-- Start Recorded information --

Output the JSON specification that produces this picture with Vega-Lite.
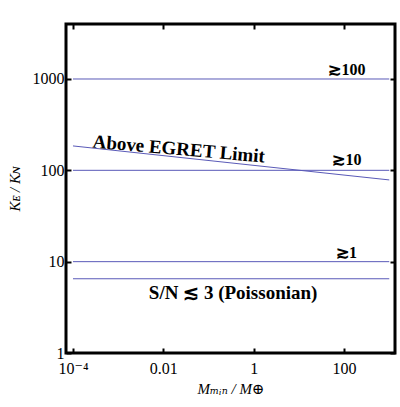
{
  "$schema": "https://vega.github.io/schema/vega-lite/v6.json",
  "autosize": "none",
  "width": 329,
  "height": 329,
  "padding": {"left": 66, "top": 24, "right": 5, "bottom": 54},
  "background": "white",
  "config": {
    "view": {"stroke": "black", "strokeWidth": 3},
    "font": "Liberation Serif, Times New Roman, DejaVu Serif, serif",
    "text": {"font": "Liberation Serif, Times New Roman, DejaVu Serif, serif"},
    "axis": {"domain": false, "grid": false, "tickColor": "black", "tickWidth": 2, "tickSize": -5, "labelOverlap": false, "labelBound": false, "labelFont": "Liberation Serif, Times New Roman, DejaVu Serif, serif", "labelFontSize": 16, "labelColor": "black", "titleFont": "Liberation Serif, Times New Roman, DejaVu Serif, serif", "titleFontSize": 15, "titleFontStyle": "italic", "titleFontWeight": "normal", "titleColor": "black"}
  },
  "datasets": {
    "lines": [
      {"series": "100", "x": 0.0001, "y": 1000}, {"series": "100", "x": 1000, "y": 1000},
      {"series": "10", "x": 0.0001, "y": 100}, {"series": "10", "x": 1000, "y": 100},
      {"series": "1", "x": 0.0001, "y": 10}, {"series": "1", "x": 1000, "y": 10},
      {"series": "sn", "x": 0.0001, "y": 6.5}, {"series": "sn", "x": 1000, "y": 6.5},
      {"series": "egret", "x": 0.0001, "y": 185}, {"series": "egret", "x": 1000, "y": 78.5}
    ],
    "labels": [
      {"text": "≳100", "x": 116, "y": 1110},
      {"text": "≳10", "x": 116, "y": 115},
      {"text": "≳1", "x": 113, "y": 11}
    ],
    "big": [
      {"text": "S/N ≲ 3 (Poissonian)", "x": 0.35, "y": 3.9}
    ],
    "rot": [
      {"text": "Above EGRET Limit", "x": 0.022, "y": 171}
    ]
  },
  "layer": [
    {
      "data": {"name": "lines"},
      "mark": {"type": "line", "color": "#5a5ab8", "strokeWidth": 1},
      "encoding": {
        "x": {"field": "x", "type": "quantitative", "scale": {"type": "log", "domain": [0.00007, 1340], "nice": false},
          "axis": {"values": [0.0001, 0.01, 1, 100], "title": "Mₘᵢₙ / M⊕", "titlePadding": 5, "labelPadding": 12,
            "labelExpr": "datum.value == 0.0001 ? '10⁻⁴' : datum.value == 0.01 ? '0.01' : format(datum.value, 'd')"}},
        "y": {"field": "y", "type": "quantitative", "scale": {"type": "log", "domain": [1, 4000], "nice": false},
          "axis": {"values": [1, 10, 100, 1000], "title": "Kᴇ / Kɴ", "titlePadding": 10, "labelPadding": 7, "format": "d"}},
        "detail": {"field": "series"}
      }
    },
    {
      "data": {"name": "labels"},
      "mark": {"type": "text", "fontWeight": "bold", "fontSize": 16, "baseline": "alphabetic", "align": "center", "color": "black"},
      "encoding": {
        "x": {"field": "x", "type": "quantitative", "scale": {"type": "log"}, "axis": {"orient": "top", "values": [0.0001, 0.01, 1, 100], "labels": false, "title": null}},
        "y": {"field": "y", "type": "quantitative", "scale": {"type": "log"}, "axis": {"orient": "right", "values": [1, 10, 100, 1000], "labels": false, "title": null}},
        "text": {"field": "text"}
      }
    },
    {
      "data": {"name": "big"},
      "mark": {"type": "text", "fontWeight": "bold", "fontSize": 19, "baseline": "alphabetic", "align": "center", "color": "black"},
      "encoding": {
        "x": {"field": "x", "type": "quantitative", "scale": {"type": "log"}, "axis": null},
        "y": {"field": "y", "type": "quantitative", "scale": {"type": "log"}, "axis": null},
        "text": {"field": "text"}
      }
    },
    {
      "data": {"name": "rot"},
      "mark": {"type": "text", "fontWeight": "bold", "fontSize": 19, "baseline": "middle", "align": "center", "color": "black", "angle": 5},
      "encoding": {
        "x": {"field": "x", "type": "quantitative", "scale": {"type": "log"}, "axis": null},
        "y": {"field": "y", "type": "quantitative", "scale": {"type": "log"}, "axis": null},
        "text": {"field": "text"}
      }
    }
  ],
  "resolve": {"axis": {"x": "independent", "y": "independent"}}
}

-- End Recorded information --

■ **Job**
Without the pictures, output the full listing exactly as it stands.

■ **Exercise response**
Output the JSON specification that produces this picture with Vega-Lite.
{
  "$schema": "https://vega.github.io/schema/vega-lite/v6.json",
  "autosize": "none",
  "width": 329,
  "height": 329,
  "padding": {"left": 66, "top": 24, "right": 5, "bottom": 54},
  "background": "white",
  "config": {
    "view": {"stroke": "black", "strokeWidth": 3},
    "font": "Liberation Serif, Times New Roman, DejaVu Serif, serif",
    "text": {"font": "Liberation Serif, Times New Roman, DejaVu Serif, serif"},
    "axis": {"domain": false, "grid": false, "tickColor": "black", "tickWidth": 2, "tickSize": -5, "labelOverlap": false, "labelBound": false, "labelFont": "Liberation Serif, Times New Roman, DejaVu Serif, serif", "labelFontSize": 16, "labelColor": "black", "titleFont": "Liberation Serif, Times New Roman, DejaVu Serif, serif", "titleFontSize": 15, "titleFontStyle": "italic", "titleFontWeight": "normal", "titleColor": "black"}
  },
  "datasets": {
    "lines": [
      {"series": "100", "x": 0.0001, "y": 1000}, {"series": "100", "x": 1000, "y": 1000},
      {"series": "10", "x": 0.0001, "y": 100}, {"series": "10", "x": 1000, "y": 100},
      {"series": "1", "x": 0.0001, "y": 10}, {"series": "1", "x": 1000, "y": 10},
      {"series": "sn", "x": 0.0001, "y": 6.5}, {"series": "sn", "x": 1000, "y": 6.5},
      {"series": "egret", "x": 0.0001, "y": 185}, {"series": "egret", "x": 1000, "y": 78.5}
    ],
    "labels": [
      {"text": "≳100", "x": 116, "y": 1110},
      {"text": "≳10", "x": 116, "y": 115},
      {"text": "≳1", "x": 113, "y": 11}
    ],
    "big": [
      {"text": "S/N ≲ 3 (Poissonian)", "x": 0.35, "y": 3.9}
    ],
    "rot": [
      {"text": "Above EGRET Limit", "x": 0.022, "y": 171}
    ]
  },
  "layer": [
    {
      "data": {"name": "lines"},
      "mark": {"type": "line", "color": "#5a5ab8", "strokeWidth": 1},
      "encoding": {
        "x": {"field": "x", "type": "quantitative", "scale": {"type": "log", "domain": [0.00007, 1340], "nice": false},
          "axis": {"values": [0.0001, 0.01, 1, 100], "title": "Mₘᵢₙ / M⊕", "titlePadding": 5, "labelPadding": 12,
            "labelExpr": "datum.value == 0.0001 ? '10⁻⁴' : datum.value == 0.01 ? '0.01' : format(datum.value, 'd')"}},
        "y": {"field": "y", "type": "quantitative", "scale": {"type": "log", "domain": [1, 4000], "nice": false},
          "axis": {"values": [1, 10, 100, 1000], "title": "Kᴇ / Kɴ", "titlePadding": 10, "labelPadding": 7, "format": "d"}},
        "detail": {"field": "series"}
      }
    },
    {
      "data": {"name": "labels"},
      "mark": {"type": "text", "fontWeight": "bold", "fontSize": 16, "baseline": "alphabetic", "align": "center", "color": "black"},
      "encoding": {
        "x": {"field": "x", "type": "quantitative", "scale": {"type": "log"}, "axis": {"orient": "top", "values": [0.0001, 0.01, 1, 100], "labels": false, "title": null}},
        "y": {"field": "y", "type": "quantitative", "scale": {"type": "log"}, "axis": {"orient": "right", "values": [1, 10, 100, 1000], "labels": false, "title": null}},
        "text": {"field": "text"}
      }
    },
    {
      "data": {"name": "big"},
      "mark": {"type": "text", "fontWeight": "bold", "fontSize": 19, "baseline": "alphabetic", "align": "center", "color": "black"},
      "encoding": {
        "x": {"field": "x", "type": "quantitative", "scale": {"type": "log"}, "axis": null},
        "y": {"field": "y", "type": "quantitative", "scale": {"type": "log"}, "axis": null},
        "text": {"field": "text"}
      }
    },
    {
      "data": {"name": "rot"},
      "mark": {"type": "text", "fontWeight": "bold", "fontSize": 19, "baseline": "middle", "align": "center", "color": "black", "angle": 5},
      "encoding": {
        "x": {"field": "x", "type": "quantitative", "scale": {"type": "log"}, "axis": null},
        "y": {"field": "y", "type": "quantitative", "scale": {"type": "log"}, "axis": null},
        "text": {"field": "text"}
      }
    }
  ],
  "resolve": {"axis": {"x": "independent", "y": "independent"}}
}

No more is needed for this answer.